I brought it back to Rainier. It was a touring car and I cut the back end off of it and made it into a pickup. Omar decided he could make a lot of money out at Canaan’s cutting wood so he used it to haul wood. He left it sit by the road near the Lentz place. I finally went over and got it and brought it here. (Fernhill)



When we came back from Ontario Buck and I went to Hood River (OR) to pick apples.



(Ed) Bucko (Guy Rea) and I went to Parkdale to pick apples. Bucko said he could do anything I could do. I would go out and pick a hundred boxes of apples and go back to camp. Buck would pick fifty boxes and go back to camp. He wasn’t a very good apple picker.



We finished that job and we came back to Rainier. We were living on the Wilder place then.



We went to Portland to buy clothes. We had about thirty dollars to spend. We saw a sign that said San Francisco – four dollars. So we bought tickets and caught the bus to Frisco.



Riding freights in California—— See chapter.



(Ed) We came back to Rainier. We weren’t here very long and Bucko went back to Parkdale to see Effie. He went to work in the woods up there.



(Ed) I stayed home that winter. Then I went to work at Bradwood.

see chapter on logging——-



(Larry) That was Ed’s first real job, Bradwood.



(Orville) Yeah, he used to go down and stay in the camp. They made their lunches, they had beef sandwiches, all that good stuff we didn’t have at home, that just made my mouth water.

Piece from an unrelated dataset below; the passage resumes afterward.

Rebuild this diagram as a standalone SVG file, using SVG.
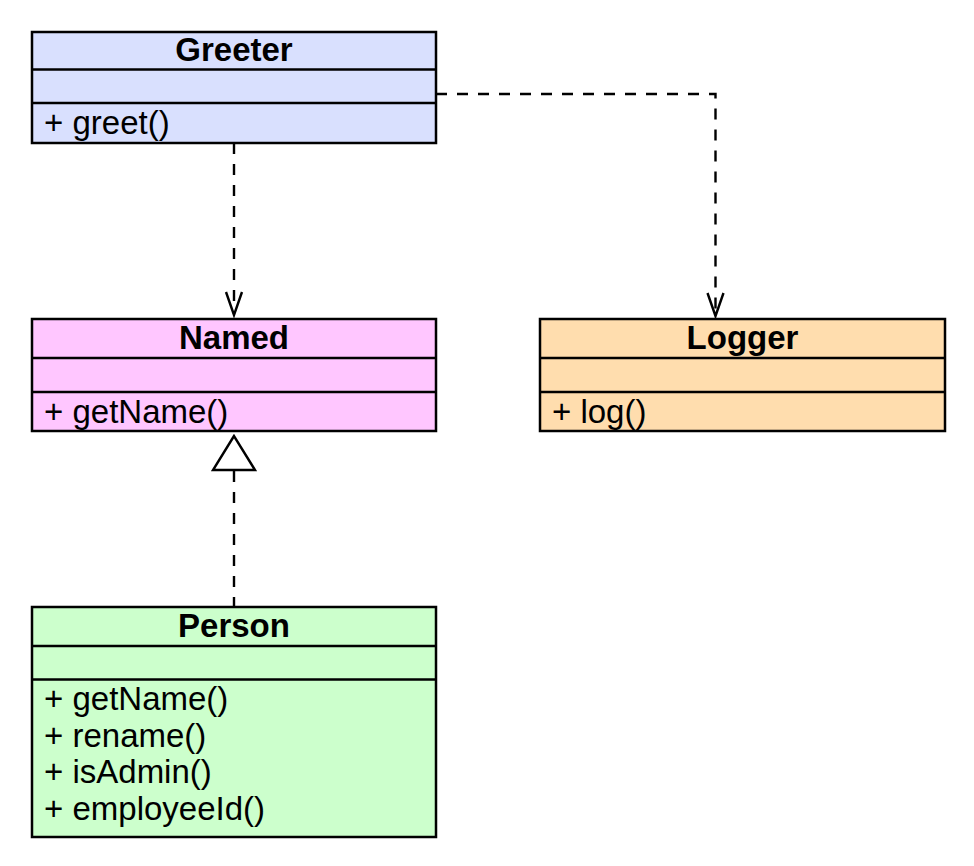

(Ed) Bucko had been up at Parkdale about a year. One evening he came driving in, he was carrying a little baby and he had Effie (PIERCE) with him. He handed Mom the baby and said, “Here’s your grandson, like it or not.” That was Mickey.



(Kenneth “Mickey” Arthur REA) born 6 Jun 1934



(Larry) What was Effie doing in Parkdale ?



(Ed) Her dad worked there. Effie and her sister, Tommy, were staying with him.